(skip down to the next writeup to read the poem)

My English class had a bit of a dispute over this poem. There are two general trains of thought that most readers of this poem seem to fall into:

  1. The author is one of those neat, orderly people who needs everything to be in its right place. She is struggling against a force that she cannot handle and hubristically trying to achieve dominince over chaos. I hate this poem.
  2. The author is using the power of poetry to conquer a seemingly invincible force. She simply exposes chaos for the fraud that it is: something that we dismiss as incomprehensible merely because we are currently unable to understand it. "(Chaos) is nothing more nor less/Than something simple not yet understood." I love this poem.
I solidly belonged to camp #2, while my teacher was a defender of camp #1. When looking back and reading the poem, I can see his point in several places. What's so great about creating more order, anyway? What about the last line, "I will only make him good"? Is this statement a goal that the poet values or disvalues?

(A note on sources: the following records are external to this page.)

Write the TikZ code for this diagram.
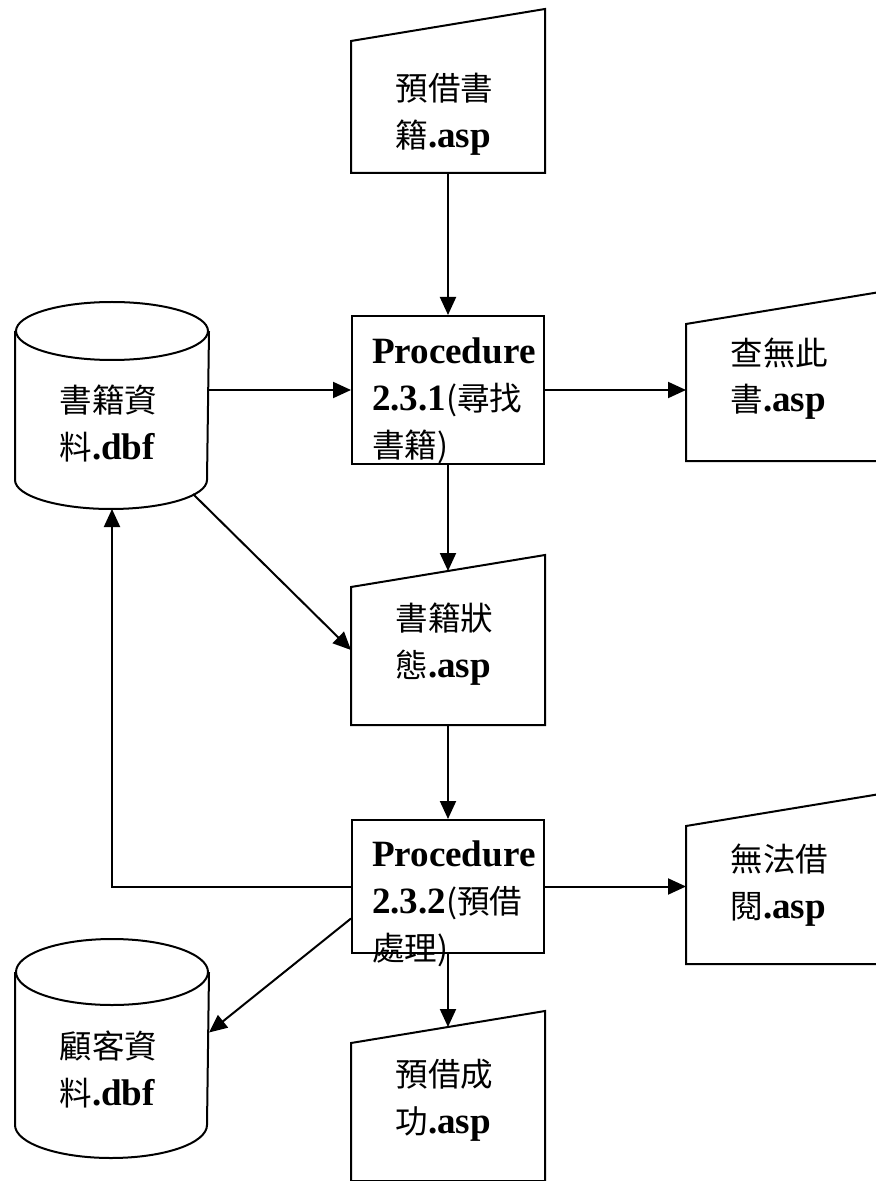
\documentclass[tikz,border=0pt]{standalone}
\usepackage{fontspec}
\setmainfont{Liberation Serif}[Scale=1.06]
\newfontfamily\cjk{Noto Sans CJK TC}[Scale=0.93]
\usetikzlibrary{arrows.meta}

% slanted top page
\newcommand\miobox[1]{\draw (#1.south west) -- ([yshift=-16pt]#1.north west) -- (#1.north east) -- (#1.south east) -- cycle;}
% data store, #2 = half height of the lid
\newcommand\dbcyl[2]{%
\draw ([yshift=-#2]#1.north) ellipse [x radius=48pt, y radius=#2];
\draw ([yshift=-#2]#1.north west) -- ([yshift=#2]#1.south west)
  arc [start angle=180, end angle=360, x radius=48pt, y radius=#2] -- ([yshift=-#2]#1.north east);}

\begin{document}
\begin{tikzpicture}[x=0.5pt, y=-0.5pt, line width=1pt,
  every node/.style={font=\fontsize{17.5}{23.5}\selectfont, inner sep=0pt},
  mio/.style={minimum width=96pt, text width=52.5pt, align=left, text height=37pt, text depth=47pt},
  proc/.style={draw, minimum width=96pt, inner xsep=10pt, text width=76pt, align=left},
  db/.style={minimum width=96pt, text width=52.5pt, align=left},
  arr/.style={-{Triangle[length=9pt,width=8pt]}}]

\useasboundingbox (0,0) rectangle (876,1181);
\clip (0,0) rectangle (876,1181);

\node[mio, text height=45.5pt, text depth=35.5pt] (rsv) at (448,91) {{\cjk 預借書}\\{\cjk 籍}\textbf{.asp}};
\node[proc, text height=24pt, text depth=50pt] (p231) at (448,390) {\mbox{\textbf{Procedure}}\\\textbf{2.3.1}{\cjk (尋找}\\{\cjk 書籍)}};
\node[db, text height=55pt, text depth=47.5pt] (bookdb) at (112,405.5) {{\cjk 書籍資}\\{\cjk 料}\textbf{.dbf}};
\node[mio, text height=36pt, text depth=47.5pt] (nobook) at (783,376.5) {{\cjk 查無此}\\{\cjk 書}\textbf{.asp}};
\node[mio] (status) at (448,640) {{\cjk 書籍狀}\\{\cjk 態}\textbf{.asp}};
\node[proc, text height=23pt, text depth=43.5pt] (p232) at (448,886.5) {\mbox{\textbf{Procedure}}\\\textbf{2.3.2}{\cjk (預借}\\{\cjk 處理)}};
\node[mio, text height=38pt, text depth=46pt] (noborrow) at (783,879) {{\cjk 無法借}\\{\cjk 閱}\textbf{.asp}};
\node[mio] (done) at (448,1096) {{\cjk 預借成}\\{\cjk 功}\textbf{.asp}};
\node[db, text height=59pt, text depth=49.5pt] (custdb) at (112,1048.5) {{\cjk 顧客資}\\{\cjk 料}\textbf{.dbf}};

\miobox{rsv}
\miobox{nobook}
\miobox{status}
\miobox{noborrow}
\miobox{done}
\dbcyl{bookdb}{14.5pt}
\dbcyl{custdb}{16.5pt}

% search
\draw[arr] (rsv.south) -- (p231.north);
\draw[arr] (bookdb.east |- p231.west) -- (p231.west);
\draw[arr] (p231.east) -- (nobook.west |- p231.east);
\draw[arr] (p231.south) -- ([yshift=-8pt]status.north);
\draw[arr] ([xshift=40.5pt,yshift=7.5pt]bookdb.south) -- ([yshift=-5pt]status.west);

% reserve
\draw[arr] (status.south) -- (p232.north);
\draw[arr] (p232.west) -| (bookdb.south);
\draw[arr] (p232.east) -- (noborrow.west |- p232.east);
\draw[arr] ([yshift=-16pt]p232.west) -- ([yshift=8pt]custdb.east);
\draw[arr] (p232.south) -- ([yshift=-8pt]done.north);

\end{tikzpicture}
\end{document}
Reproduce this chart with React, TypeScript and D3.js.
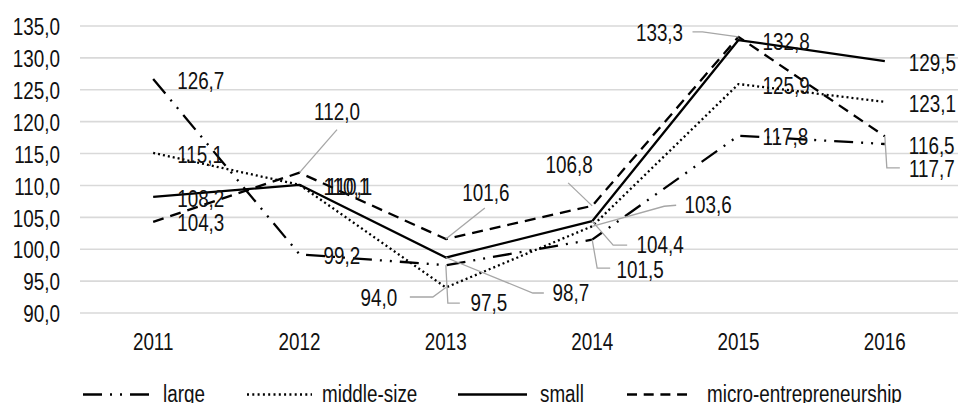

But my admiration of this poem comes mainly from the speaker's voice. Her faith is in the power of poetry (truly "the pen is mightier..."). She writes like a knight setting off to fight a dragon, wielding the power of poetry like a sword. What the speaker accomplishes in this poem should be the goal of all arts (and sciences): to illuminate the unknown, to provide hope, and to use power against evil in order to create good.